Three groups the businesses we work with are focussing on
- Loved ones and Good friends
1-15 - Maintaining loyalty is more important than ever.
Ring-fencing your top 15 connections loyalty will be vital and, according to Mr Dunbar, should be designed to increase frequency of connection. Our research with Retail Week aligns with his theory, as we found that most people only actively participate in 2.8 loyalty schemes. Brands should use the data they have on their members to inform their programmes and ensure relevancy. Loyalty has moved on significantly from the days of “discount clubs”, and getting it right not only creates revenue but can also create self-funding first party data assets and drives down fulfilment costs.
15-500 – Better understand if your customers have less time for you.
Brands typically struggle to connect their digital web data accurately to their SCVs and owned channels. For ecommerce businesses this connection is a must.
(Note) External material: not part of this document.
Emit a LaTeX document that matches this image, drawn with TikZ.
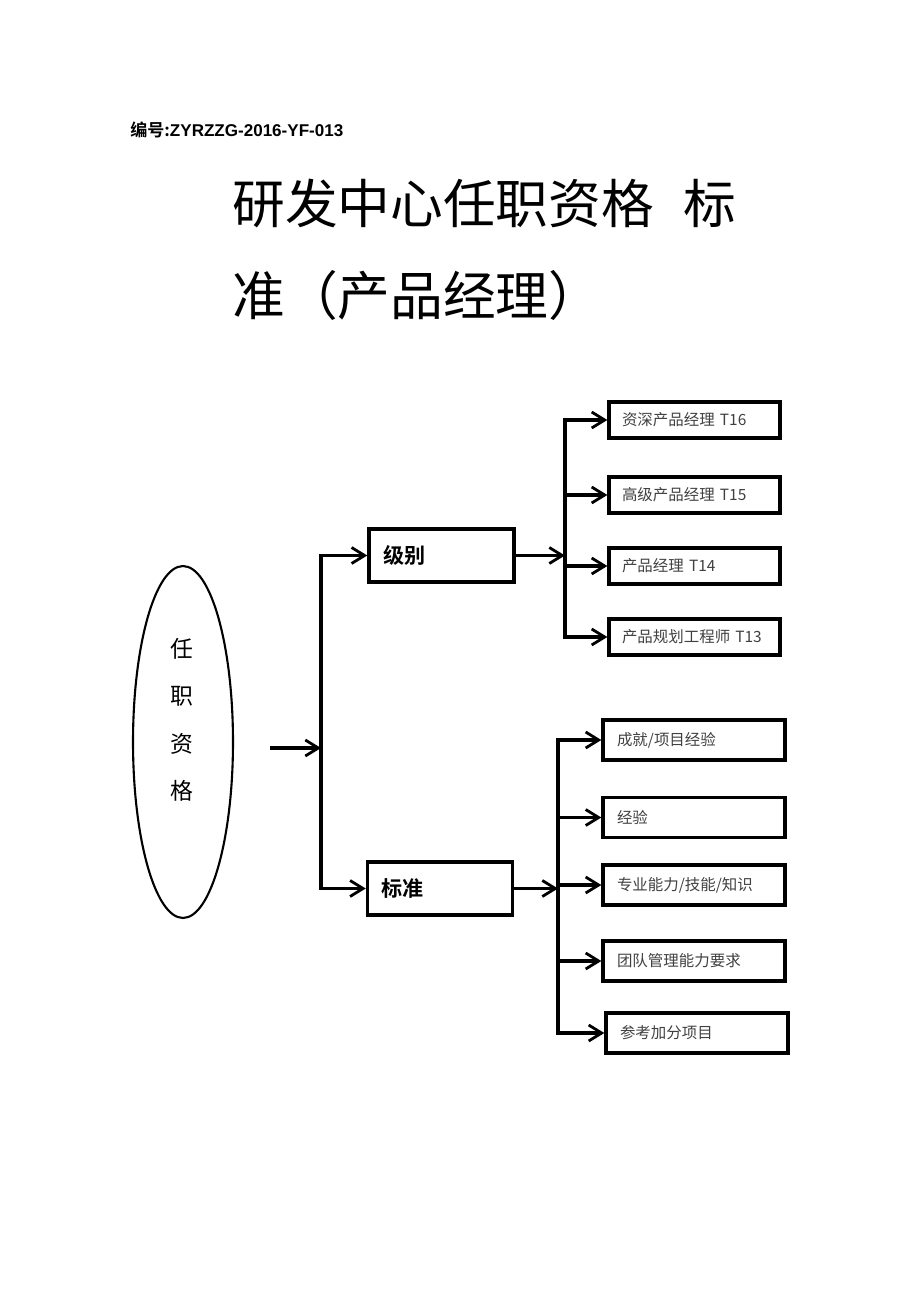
\documentclass[tikz,border=0pt]{standalone}
\usepackage{fontspec}
\usetikzlibrary{arrows.meta,shapes.geometric}
\newfontfamily\cjk{Noto Sans CJK SC}[BoldFont=Noto Sans CJK SC Bold]
\newfontfamily\arial{Liberation Sans}
\definecolor{boxtext}{gray}{0.25}

\begin{document}
\begin{tikzpicture}[x=0.02cm,y=-0.02cm,
    arr/.style={line width=2pt,-{Straight Barb[length=2.6mm,width=3.2mm,line width=1.6pt]}},
    bus/.style={line width=2pt,line cap=rect},
    midbox/.style={draw,line width=2pt,rectangle,text width=2.34cm,inner xsep=0.28cm,minimum height=1.06cm,align=left,font=\cjk\bfseries\fontsize{12}{14}\selectfont},
    lvlbox/.style={draw,line width=1.9pt,rectangle,text width=2.9cm,inner xsep=0.26cm,minimum height=0.72cm,align=left,text=boxtext,font=\cjk\fontsize{8.8}{11}\selectfont},
    stdbox/.style={lvlbox,text width=3.08cm,inner xsep=0.28cm,minimum height=0.8cm}]
        \useasboundingbox (0,0) rectangle (920,1301);
        % heading
        \node[anchor=west,inner sep=0,font=\bfseries\fontsize{9.7}{12}\selectfont] (docno) at (130,130) {\cjk 编号:\arial ZYRZZG-2016-YF-013};
        \node[anchor=west,inner sep=0,font=\cjk\fontsize{30}{36}\selectfont] (title1) at (232,203) {研发中心任职资格\hspace{0.55em}标};
        \node[anchor=west,inner sep=0,font=\cjk\fontsize{30}{36}\selectfont] (title2) at (232,295) {准（产品经理）};
        % root
        \node[draw,ellipse,line width=1.2pt,minimum width=2cm,minimum height=7.04cm,inner sep=0] (qual) at (183,742) {};
        \node[font=\cjk\fontsize{13}{27}\selectfont,align=center] (qualtext) at (182,720) {任\\职\\资\\格};
        % second level
        \node[midbox] (lvl) at (441.5,555.5) {级别};
        \node[midbox] (std) at (440,888.5) {标准};
        \coordinate (in) at (270,748);
        \coordinate (bus1) at (321,748);
        \draw[arr] (in) -- (bus1);
        \draw[bus] (bus1 |- lvl.west) -- (bus1 |- std.west);
        \draw[arr] (bus1 |- lvl.west) -- (lvl.west);
        \draw[arr] (bus1 |- std.west) -- (std.west);
        % levels
        \node[lvlbox] (t16) at (694.5,420) {资深产品经理 T16};
        \node[lvlbox] (t15) at (694.5,495) {高级产品经理 T15};
        \node[lvlbox] (t14) at (694.5,566) {产品经理 T14};
        \node[lvlbox] (t13) at (694.5,637) {产品规划工程师 T13};
        \coordinate (bus2) at (565,556);
        \draw[arr] (lvl.east) -- (lvl.east -| bus2);
        \draw[bus] (bus2 |- t16.west) -- (bus2 |- t13.west);
        \draw[arr] (bus2 |- t16.west) -- (t16.west);
        \draw[arr] (bus2 |- t15.west) -- (t15.west);
        \draw[arr] (bus2 |- t14.west) -- (t14.west);
        \draw[arr] (bus2 |- t13.west) -- (t13.west);
        % standards
        \node[stdbox] (s1) at (694,740) {成就/项目经验};
        \node[stdbox] (s2) at (694,817.5) {经验};
        \node[stdbox] (s3) at (694,885) {专业能力/技能/知识};
        \node[stdbox] (s4) at (694,961) {团队管理能力要求};
        \node[stdbox] (s5) at (697,1033) {参考加分项目};
        \coordinate (bus3) at (558,888);
        \draw[arr] (std.east) -- (std.east -| bus3);
        \draw[bus] (bus3 |- s1.west) -- (bus3 |- s5.west);
        \draw[arr] (bus3 |- s1.west) -- (s1.west);
        \draw[arr] (bus3 |- s2.west) -- (s2.west);
        \draw[arr] (bus3 |- s3.west) -- (s3.west);
        \draw[arr] (bus3 |- s4.west) -- (s4.west);
        \draw[arr] (bus3 |- s5.west) -- (s5.west);
    \end{tikzpicture}
\end{document}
Rather than looking purely at transactional data or logged in users (typically 20% or less), websites and emails can give brands a better understanding of subtle changes in customer engagements and frequencies to help establish if or how a customers’ relationship is evolving (or diminishing). It is vital that digital marketers are involved in any CDP discussions as the importance of digital identity and signals are quite often forgotten when evaluating SCV technology.
500+ - The open web represents the best place to maintain a frequency in connection.
To maintain a frequency with our acquaintances it makes sense to use channels where they are the most. YouGov states that 66% of a user's time online is spent on the open web, yet only 32% of advertisers spend goes there. Many of the brands we work with have seen significant sales uplift by using more ID led solutions to enable them to shift some of their traditional site re-targeting budgets from recent to more historical web traffic looking to maintain and increase frequency of contact with these acquaintances rather than investing more budget in creating brand new ones.
So, what's the take-away?
As humans we bucket our relationships and prioritse accordingly. Online growth has enabled many brands to create new relationships but, as this starts to settle, they'll see decreasing acquisition opportunities and increased competition. I encourage you to delve into the data you have and flip your thinking from what you think about a customer to what a customer thinks about you. This can help you create more personalised and relevant programmes depending on your current relationship status. Making new friends is great, but there’s nothing quite like meeting an old friend, picking up where you left off, and building an even better relationship.